== PROBLEM DETAILS ==
A single run of lines is to be printed exactly: starting at the line with "Clone this chart in Altair." and ending at the line with "x_minor = [m", both included. Leave the pictures out.

start RECORDS FOR THE TASK

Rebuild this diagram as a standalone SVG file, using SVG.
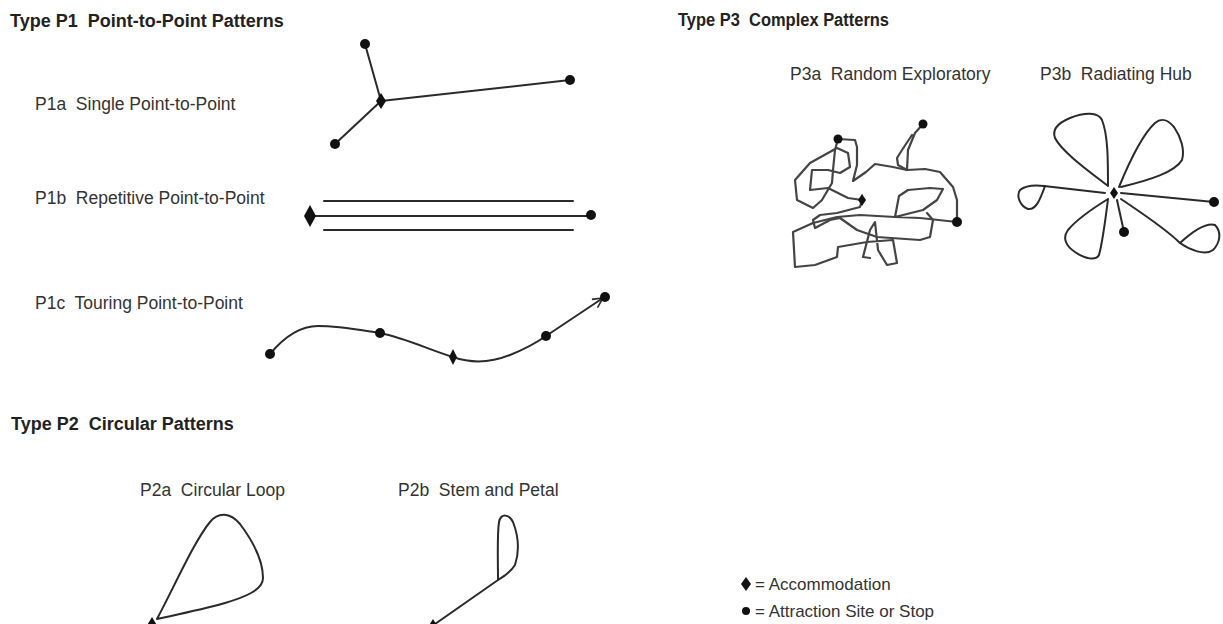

end RECORDS FOR THE TASK
start RECORDS FOR THE TASK

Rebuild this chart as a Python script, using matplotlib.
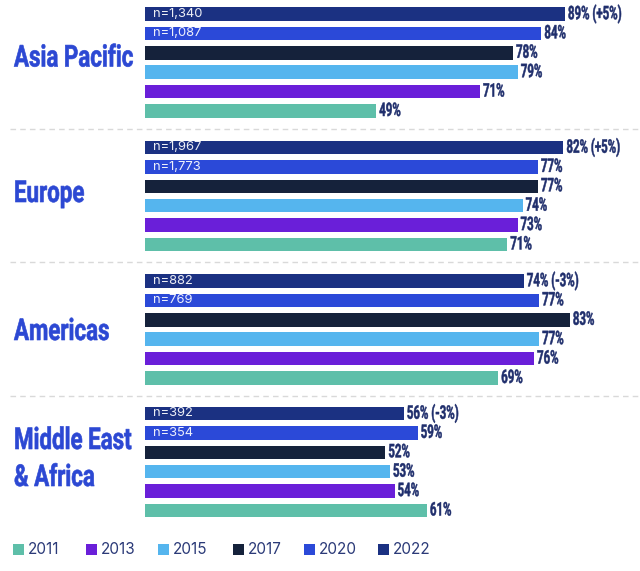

end RECORDS FOR THE TASK
start RECORDS FOR THE TASK

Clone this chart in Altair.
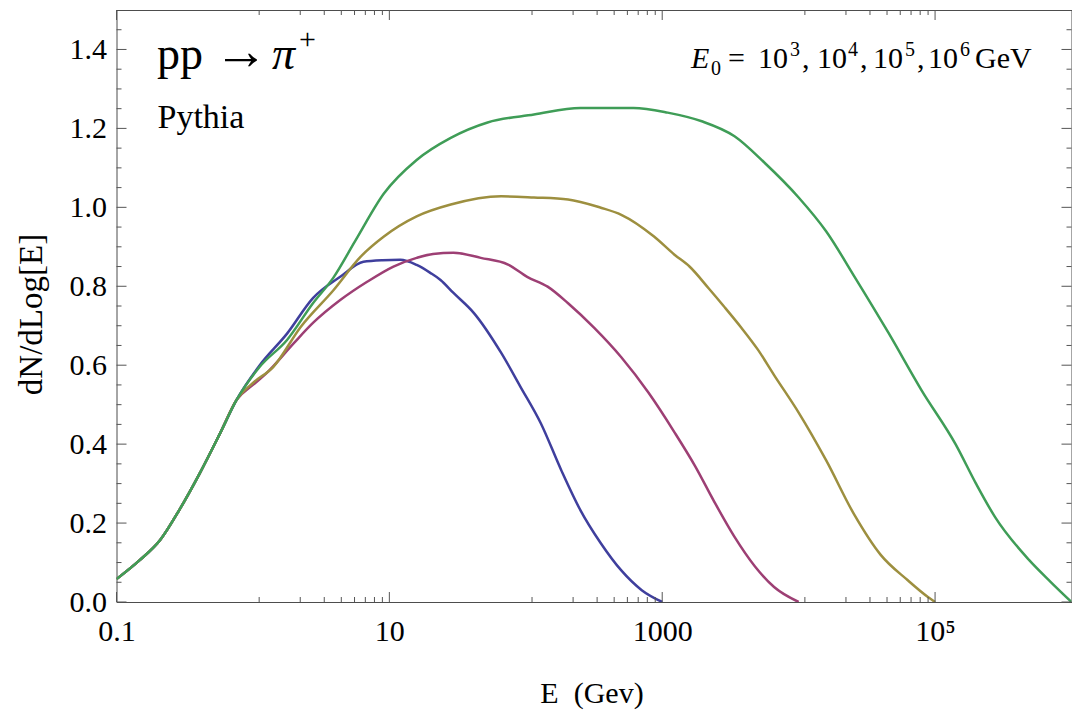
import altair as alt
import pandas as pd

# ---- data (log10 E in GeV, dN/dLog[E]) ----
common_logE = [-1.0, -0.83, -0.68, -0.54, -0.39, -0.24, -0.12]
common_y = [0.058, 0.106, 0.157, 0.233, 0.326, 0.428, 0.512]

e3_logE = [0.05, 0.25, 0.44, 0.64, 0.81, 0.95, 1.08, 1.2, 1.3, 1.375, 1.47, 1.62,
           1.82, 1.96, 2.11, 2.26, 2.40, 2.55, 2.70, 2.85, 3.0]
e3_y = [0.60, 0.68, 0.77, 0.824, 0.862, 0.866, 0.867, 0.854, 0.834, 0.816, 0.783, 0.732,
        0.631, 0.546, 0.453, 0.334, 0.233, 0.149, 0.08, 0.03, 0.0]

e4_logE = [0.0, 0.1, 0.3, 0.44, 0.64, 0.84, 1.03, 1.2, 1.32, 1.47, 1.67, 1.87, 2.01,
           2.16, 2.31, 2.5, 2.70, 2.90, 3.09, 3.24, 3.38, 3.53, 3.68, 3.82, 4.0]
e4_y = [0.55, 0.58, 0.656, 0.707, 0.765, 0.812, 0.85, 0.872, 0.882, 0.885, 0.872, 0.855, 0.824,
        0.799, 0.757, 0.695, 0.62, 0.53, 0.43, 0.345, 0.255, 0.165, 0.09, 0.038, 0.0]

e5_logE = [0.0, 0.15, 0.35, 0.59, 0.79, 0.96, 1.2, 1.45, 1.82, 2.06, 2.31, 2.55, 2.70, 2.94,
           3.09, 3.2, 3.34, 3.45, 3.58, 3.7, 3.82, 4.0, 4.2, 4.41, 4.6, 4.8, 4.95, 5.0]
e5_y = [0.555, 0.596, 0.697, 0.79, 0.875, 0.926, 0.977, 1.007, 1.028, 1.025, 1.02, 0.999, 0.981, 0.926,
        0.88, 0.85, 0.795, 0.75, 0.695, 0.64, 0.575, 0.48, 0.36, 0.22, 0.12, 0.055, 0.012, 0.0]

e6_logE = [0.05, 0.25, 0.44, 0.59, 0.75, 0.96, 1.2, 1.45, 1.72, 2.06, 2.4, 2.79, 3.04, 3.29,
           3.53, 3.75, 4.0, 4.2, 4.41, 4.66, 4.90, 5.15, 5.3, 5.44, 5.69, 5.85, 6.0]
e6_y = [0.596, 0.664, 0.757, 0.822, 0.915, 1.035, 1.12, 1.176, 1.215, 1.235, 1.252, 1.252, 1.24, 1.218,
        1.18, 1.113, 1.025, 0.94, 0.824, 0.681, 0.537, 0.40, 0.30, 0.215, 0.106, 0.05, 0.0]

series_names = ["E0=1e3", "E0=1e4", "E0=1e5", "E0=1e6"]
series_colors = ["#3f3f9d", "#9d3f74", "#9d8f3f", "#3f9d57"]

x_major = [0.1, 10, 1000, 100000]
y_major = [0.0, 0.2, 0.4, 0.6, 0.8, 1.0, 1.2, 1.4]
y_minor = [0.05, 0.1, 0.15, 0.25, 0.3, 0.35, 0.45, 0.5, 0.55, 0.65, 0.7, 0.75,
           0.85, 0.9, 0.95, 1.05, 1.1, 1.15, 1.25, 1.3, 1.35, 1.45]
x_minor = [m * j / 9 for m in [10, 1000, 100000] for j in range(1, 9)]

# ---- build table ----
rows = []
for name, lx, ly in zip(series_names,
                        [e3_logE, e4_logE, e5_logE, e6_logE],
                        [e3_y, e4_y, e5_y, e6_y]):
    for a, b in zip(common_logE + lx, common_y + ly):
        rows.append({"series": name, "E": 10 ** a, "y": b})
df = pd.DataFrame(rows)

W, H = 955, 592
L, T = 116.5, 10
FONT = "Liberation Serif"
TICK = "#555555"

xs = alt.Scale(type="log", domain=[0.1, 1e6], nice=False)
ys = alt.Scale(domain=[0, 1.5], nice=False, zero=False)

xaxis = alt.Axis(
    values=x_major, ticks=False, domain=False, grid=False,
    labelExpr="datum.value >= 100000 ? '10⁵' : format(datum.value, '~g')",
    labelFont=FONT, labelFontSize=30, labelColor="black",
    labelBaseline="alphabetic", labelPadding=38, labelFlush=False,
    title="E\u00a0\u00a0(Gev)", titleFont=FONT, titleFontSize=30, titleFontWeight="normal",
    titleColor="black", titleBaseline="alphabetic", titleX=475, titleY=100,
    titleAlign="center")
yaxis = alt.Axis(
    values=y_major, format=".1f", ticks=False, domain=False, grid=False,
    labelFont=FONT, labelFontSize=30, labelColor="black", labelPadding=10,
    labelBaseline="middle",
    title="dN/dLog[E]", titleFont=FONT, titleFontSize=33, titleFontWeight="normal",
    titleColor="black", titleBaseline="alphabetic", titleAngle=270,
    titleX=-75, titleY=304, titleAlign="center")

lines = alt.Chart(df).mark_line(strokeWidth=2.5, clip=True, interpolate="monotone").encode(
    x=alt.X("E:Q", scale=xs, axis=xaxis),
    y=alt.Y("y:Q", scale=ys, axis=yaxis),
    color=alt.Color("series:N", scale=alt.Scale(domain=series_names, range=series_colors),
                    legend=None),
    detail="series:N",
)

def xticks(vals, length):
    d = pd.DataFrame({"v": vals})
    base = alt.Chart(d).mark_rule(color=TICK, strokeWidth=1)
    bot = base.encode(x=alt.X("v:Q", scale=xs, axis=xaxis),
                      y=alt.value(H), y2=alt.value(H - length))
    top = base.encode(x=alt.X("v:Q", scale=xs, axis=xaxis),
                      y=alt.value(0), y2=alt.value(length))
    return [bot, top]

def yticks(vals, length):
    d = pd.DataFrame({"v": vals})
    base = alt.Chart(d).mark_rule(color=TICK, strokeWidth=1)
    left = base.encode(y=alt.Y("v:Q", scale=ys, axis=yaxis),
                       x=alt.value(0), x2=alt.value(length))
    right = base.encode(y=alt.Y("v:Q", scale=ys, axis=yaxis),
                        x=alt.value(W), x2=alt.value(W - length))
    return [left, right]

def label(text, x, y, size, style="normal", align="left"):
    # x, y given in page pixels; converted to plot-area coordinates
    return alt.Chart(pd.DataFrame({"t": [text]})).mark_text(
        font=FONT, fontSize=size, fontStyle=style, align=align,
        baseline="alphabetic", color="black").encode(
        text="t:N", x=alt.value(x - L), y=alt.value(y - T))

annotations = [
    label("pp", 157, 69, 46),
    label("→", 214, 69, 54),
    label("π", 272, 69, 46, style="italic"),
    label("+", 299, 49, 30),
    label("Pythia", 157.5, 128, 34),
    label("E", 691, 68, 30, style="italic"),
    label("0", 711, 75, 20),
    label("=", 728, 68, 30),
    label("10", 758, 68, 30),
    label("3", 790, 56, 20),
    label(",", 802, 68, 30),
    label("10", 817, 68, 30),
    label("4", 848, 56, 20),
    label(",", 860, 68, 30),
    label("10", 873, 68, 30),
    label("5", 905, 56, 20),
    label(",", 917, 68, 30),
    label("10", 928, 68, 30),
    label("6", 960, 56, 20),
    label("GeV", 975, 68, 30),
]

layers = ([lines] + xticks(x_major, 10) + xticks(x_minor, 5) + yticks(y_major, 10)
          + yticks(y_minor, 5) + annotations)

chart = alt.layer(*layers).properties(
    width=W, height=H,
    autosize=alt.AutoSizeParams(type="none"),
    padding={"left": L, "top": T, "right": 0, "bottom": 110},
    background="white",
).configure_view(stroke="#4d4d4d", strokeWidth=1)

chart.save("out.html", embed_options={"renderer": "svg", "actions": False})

end RECORDS FOR THE TASK

== ANSWER ==
Clone this chart in Altair.
import altair as alt
import pandas as pd

# ---- data (log10 E in GeV, dN/dLog[E]) ----
common_logE = [-1.0, -0.83, -0.68, -0.54, -0.39, -0.24, -0.12]
common_y = [0.058, 0.106, 0.157, 0.233, 0.326, 0.428, 0.512]

e3_logE = [0.05, 0.25, 0.44, 0.64, 0.81, 0.95, 1.08, 1.2, 1.3, 1.375, 1.47, 1.62,
           1.82, 1.96, 2.11, 2.26, 2.40, 2.55, 2.70, 2.85, 3.0]
e3_y = [0.60, 0.68, 0.77, 0.824, 0.862, 0.866, 0.867, 0.854, 0.834, 0.816, 0.783, 0.732,
        0.631, 0.546, 0.453, 0.334, 0.233, 0.149, 0.08, 0.03, 0.0]

e4_logE = [0.0, 0.1, 0.3, 0.44, 0.64, 0.84, 1.03, 1.2, 1.32, 1.47, 1.67, 1.87, 2.01,
           2.16, 2.31, 2.5, 2.70, 2.90, 3.09, 3.24, 3.38, 3.53, 3.68, 3.82, 4.0]
e4_y = [0.55, 0.58, 0.656, 0.707, 0.765, 0.812, 0.85, 0.872, 0.882, 0.885, 0.872, 0.855, 0.824,
        0.799, 0.757, 0.695, 0.62, 0.53, 0.43, 0.345, 0.255, 0.165, 0.09, 0.038, 0.0]

e5_logE = [0.0, 0.15, 0.35, 0.59, 0.79, 0.96, 1.2, 1.45, 1.82, 2.06, 2.31, 2.55, 2.70, 2.94,
           3.09, 3.2, 3.34, 3.45, 3.58, 3.7, 3.82, 4.0, 4.2, 4.41, 4.6, 4.8, 4.95, 5.0]
e5_y = [0.555, 0.596, 0.697, 0.79, 0.875, 0.926, 0.977, 1.007, 1.028, 1.025, 1.02, 0.999, 0.981, 0.926,
        0.88, 0.85, 0.795, 0.75, 0.695, 0.64, 0.575, 0.48, 0.36, 0.22, 0.12, 0.055, 0.012, 0.0]

e6_logE = [0.05, 0.25, 0.44, 0.59, 0.75, 0.96, 1.2, 1.45, 1.72, 2.06, 2.4, 2.79, 3.04, 3.29,
           3.53, 3.75, 4.0, 4.2, 4.41, 4.66, 4.90, 5.15, 5.3, 5.44, 5.69, 5.85, 6.0]
e6_y = [0.596, 0.664, 0.757, 0.822, 0.915, 1.035, 1.12, 1.176, 1.215, 1.235, 1.252, 1.252, 1.24, 1.218,
        1.18, 1.113, 1.025, 0.94, 0.824, 0.681, 0.537, 0.40, 0.30, 0.215, 0.106, 0.05, 0.0]

series_names = ["E0=1e3", "E0=1e4", "E0=1e5", "E0=1e6"]
series_colors = ["#3f3f9d", "#9d3f74", "#9d8f3f", "#3f9d57"]

x_major = [0.1, 10, 1000, 100000]
y_major = [0.0, 0.2, 0.4, 0.6, 0.8, 1.0, 1.2, 1.4]
y_minor = [0.05, 0.1, 0.15, 0.25, 0.3, 0.35, 0.45, 0.5, 0.55, 0.65, 0.7, 0.75,
           0.85, 0.9, 0.95, 1.05, 1.1, 1.15, 1.25, 1.3, 1.35, 1.45]
x_minor = [m * j / 9 for m in [10, 1000, 100000] for j in range(1, 9)]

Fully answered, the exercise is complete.